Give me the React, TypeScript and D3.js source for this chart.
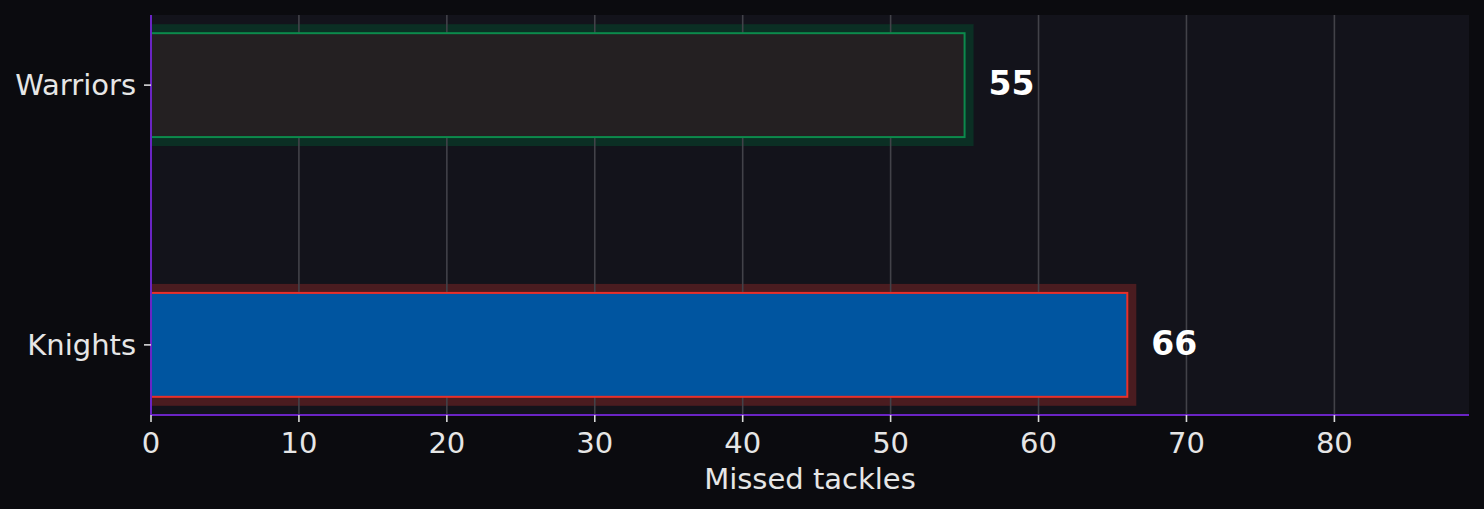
import React from "react";
import * as d3 from "d3";

const categories = ["Warriors", "Knights"];
const values = [55, 66];
const fills = ["#242022", "#0055a0"];
const strokes = ["#0c8a4c", "#e8302a"];
const glows = ["#0b2f24", "#4a1c20"];
const xTicks = [0, 10, 20, 30, 40, 50, 60, 70, 80];
const xLabel = "Missed tackles";

const W = 1484;
const H = 509;
const M = { left: 151, right: 15, top: 15, bottom: 94 };

export default function App() {
  const x = d3.scaleLinear().domain([0, 66 * 1.35]).range([M.left, W - M.right]);
  const y = d3
    .scaleBand<string>()
    .domain(categories)
    .range([M.top, H - M.bottom])
    .paddingInner(0.6)
    .paddingOuter(0.07);
  const bw = y.bandwidth();
  const font = "'DejaVu Sans', sans-serif";
  return (
    <div style={{ position: "fixed", left: 0, top: 0, width: W, height: H, background: "#0b0b0f" }}>
      <svg width={W} height={H} style={{ display: "block" }}>
        <rect x={0} y={0} width={W} height={H} fill="#0b0b0f" />
        <rect x={M.left} y={M.top} width={W - M.left - M.right} height={H - M.top - M.bottom} fill="#13131b" />
        {categories.map((c, i) => (
          <rect
            key={"g" + c}
            x={x(0)}
            y={(y(c) as number) - 9}
            width={x(values[i]) - x(0) + 9}
            height={bw + 18}
            fill={glows[i]}
          />
        ))}
        {xTicks.map((t) => (
          <line key={"gl" + t} x1={x(t)} x2={x(t)} y1={M.top} y2={H - M.bottom} stroke="#424249" strokeWidth={1.6} />
        ))}
        {categories.map((c, i) => (
          <rect
            key={"b" + c}
            x={x(0)}
            y={y(c)}
            width={x(values[i]) - x(0)}
            height={bw}
            fill={fills[i]}
            stroke={strokes[i]}
            strokeWidth={2}
          />
        ))}
        {categories.map((c, i) => (
          <text
            key={"v" + c}
            x={x(values[i]) + 24}
            y={(y(c) as number) + bw / 2}
            dy="0.31em"
            fill="#ffffff"
            fontFamily={font}
            fontWeight="bold"
            fontSize={33}
          >
            {values[i]}
          </text>
        ))}
        <line x1={M.left} x2={M.left} y1={M.top} y2={H - M.bottom} stroke="#6a24c4" strokeWidth={2} />
        <line x1={M.left} x2={W - M.right} y1={H - M.bottom} y2={H - M.bottom} stroke="#6a24c4" strokeWidth={2} />
        {categories.map((c) => (
          <g key={"yt" + c}>
            <line
              x1={M.left - 7}
              x2={M.left}
              y1={(y(c) as number) + bw / 2}
              y2={(y(c) as number) + bw / 2}
              stroke="#d8d8d8"
              strokeWidth={1.6}
            />
            <text
              x={M.left - 15}
              y={(y(c) as number) + bw / 2}
              dy="0.35em"
              textAnchor="end"
              fill="#e6e6e6"
              fontFamily={font}
              fontSize={29}
            >
              {c}
            </text>
          </g>
        ))}
        {xTicks.map((t) => (
          <g key={"xt" + t}>
            <line x1={x(t)} x2={x(t)} y1={H - M.bottom} y2={H - M.bottom + 7} stroke="#d8d8d8" strokeWidth={1.6} />
            <text
              x={x(t)}
              y={H - M.bottom + 28}
              dy="0.35em"
              textAnchor="middle"
              fill="#e6e6e6"
              fontFamily={font}
              fontSize={29}
            >
              {t}
            </text>
          </g>
        ))}
        <text
          x={(M.left + W - M.right) / 2}
          y={H - 30}
          dy="0.35em"
          textAnchor="middle"
          fill="#e6e6e6"
          fontFamily={font}
          fontSize={29}
        >
          {xLabel}
        </text>
      </svg>
    </div>
  );
}
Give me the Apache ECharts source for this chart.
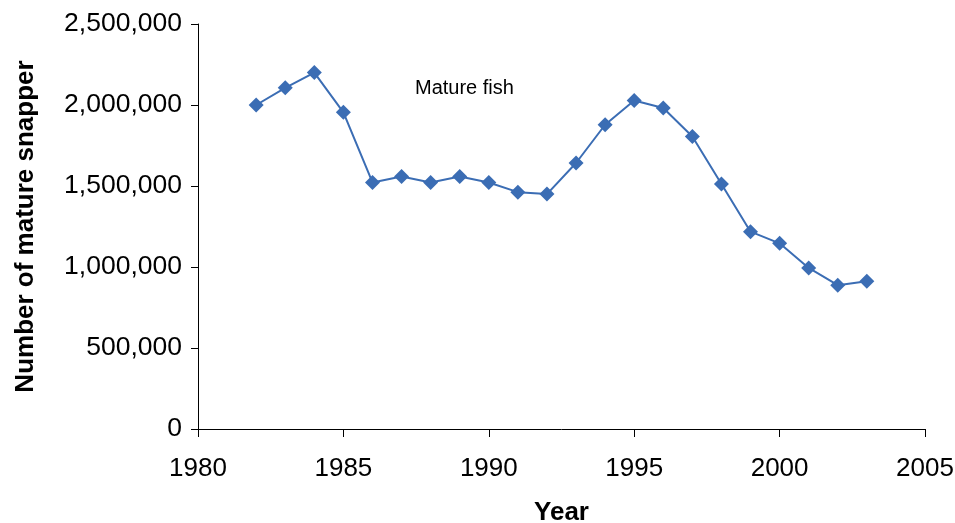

## BRIEF
All preceding records should be duplicated verbatim, images excepted.

## RESPONSE TO THIS EXERCISE
Give me the React, TypeScript and D3.js source for this chart.
import React from "react";
import * as d3 from "d3";

const categories = ["Warriors", "Knights"];
const values = [55, 66];
const fills = ["#242022", "#0055a0"];
const strokes = ["#0c8a4c", "#e8302a"];
const glows = ["#0b2f24", "#4a1c20"];
const xTicks = [0, 10, 20, 30, 40, 50, 60, 70, 80];
const xLabel = "Missed tackles";

const W = 1484;
const H = 509;
const M = { left: 151, right: 15, top: 15, bottom: 94 };

export default function App() {
  const x = d3.scaleLinear().domain([0, 66 * 1.35]).range([M.left, W - M.right]);
  const y = d3
    .scaleBand<string>()
    .domain(categories)
    .range([M.top, H - M.bottom])
    .paddingInner(0.6)
    .paddingOuter(0.07);
  const bw = y.bandwidth();
  const font = "'DejaVu Sans', sans-serif";
  return (
    <div style={{ position: "fixed", left: 0, top: 0, width: W, height: H, background: "#0b0b0f" }}>
      <svg width={W} height={H} style={{ display: "block" }}>
        <rect x={0} y={0} width={W} height={H} fill="#0b0b0f" />
        <rect x={M.left} y={M.top} width={W - M.left - M.right} height={H - M.top - M.bottom} fill="#13131b" />
        {categories.map((c, i) => (
          <rect
            key={"g" + c}
            x={x(0)}
            y={(y(c) as number) - 9}
            width={x(values[i]) - x(0) + 9}
            height={bw + 18}
            fill={glows[i]}
          />
        ))}
        {xTicks.map((t) => (
          <line key={"gl" + t} x1={x(t)} x2={x(t)} y1={M.top} y2={H - M.bottom} stroke="#424249" strokeWidth={1.6} />
        ))}
        {categories.map((c, i) => (
          <rect
            key={"b" + c}
            x={x(0)}
            y={y(c)}
            width={x(values[i]) - x(0)}
            height={bw}
            fill={fills[i]}
            stroke={strokes[i]}
            strokeWidth={2}
          />
        ))}
        {categories.map((c, i) => (
          <text
            key={"v" + c}
            x={x(values[i]) + 24}
            y={(y(c) as number) + bw / 2}
            dy="0.31em"
            fill="#ffffff"
            fontFamily={font}
            fontWeight="bold"
            fontSize={33}
          >
            {values[i]}
          </text>
        ))}
        <line x1={M.left} x2={M.left} y1={M.top} y2={H - M.bottom} stroke="#6a24c4" strokeWidth={2} />
        <line x1={M.left} x2={W - M.right} y1={H - M.bottom} y2={H - M.bottom} stroke="#6a24c4" strokeWidth={2} />
        {categories.map((c) => (
          <g key={"yt" + c}>
            <line
              x1={M.left - 7}
              x2={M.left}
              y1={(y(c) as number) + bw / 2}
              y2={(y(c) as number) + bw / 2}
              stroke="#d8d8d8"
              strokeWidth={1.6}
            />
            <text
              x={M.left - 15}
              y={(y(c) as number) + bw / 2}
              dy="0.35em"
              textAnchor="end"
              fill="#e6e6e6"
              fontFamily={font}
              fontSize={29}
            >
              {c}
            </text>
          </g>
        ))}
        {xTicks.map((t) => (
          <g key={"xt" + t}>
            <line x1={x(t)} x2={x(t)} y1={H - M.bottom} y2={H - M.bottom + 7} stroke="#d8d8d8" strokeWidth={1.6} />
            <text
              x={x(t)}
              y={H - M.bottom + 28}
              dy="0.35em"
              textAnchor="middle"
              fill="#e6e6e6"
              fontFamily={font}
              fontSize={29}
            >
              {t}
            </text>
          </g>
        ))}
        <text
          x={(M.left + W - M.right) / 2}
          y={H - 30}
          dy="0.35em"
          textAnchor="middle"
          fill="#e6e6e6"
          fontFamily={font}
          fontSize={29}
        >
          {xLabel}
        </text>
      </svg>
    </div>
  );
}
Give me the Apache ECharts source for this chart.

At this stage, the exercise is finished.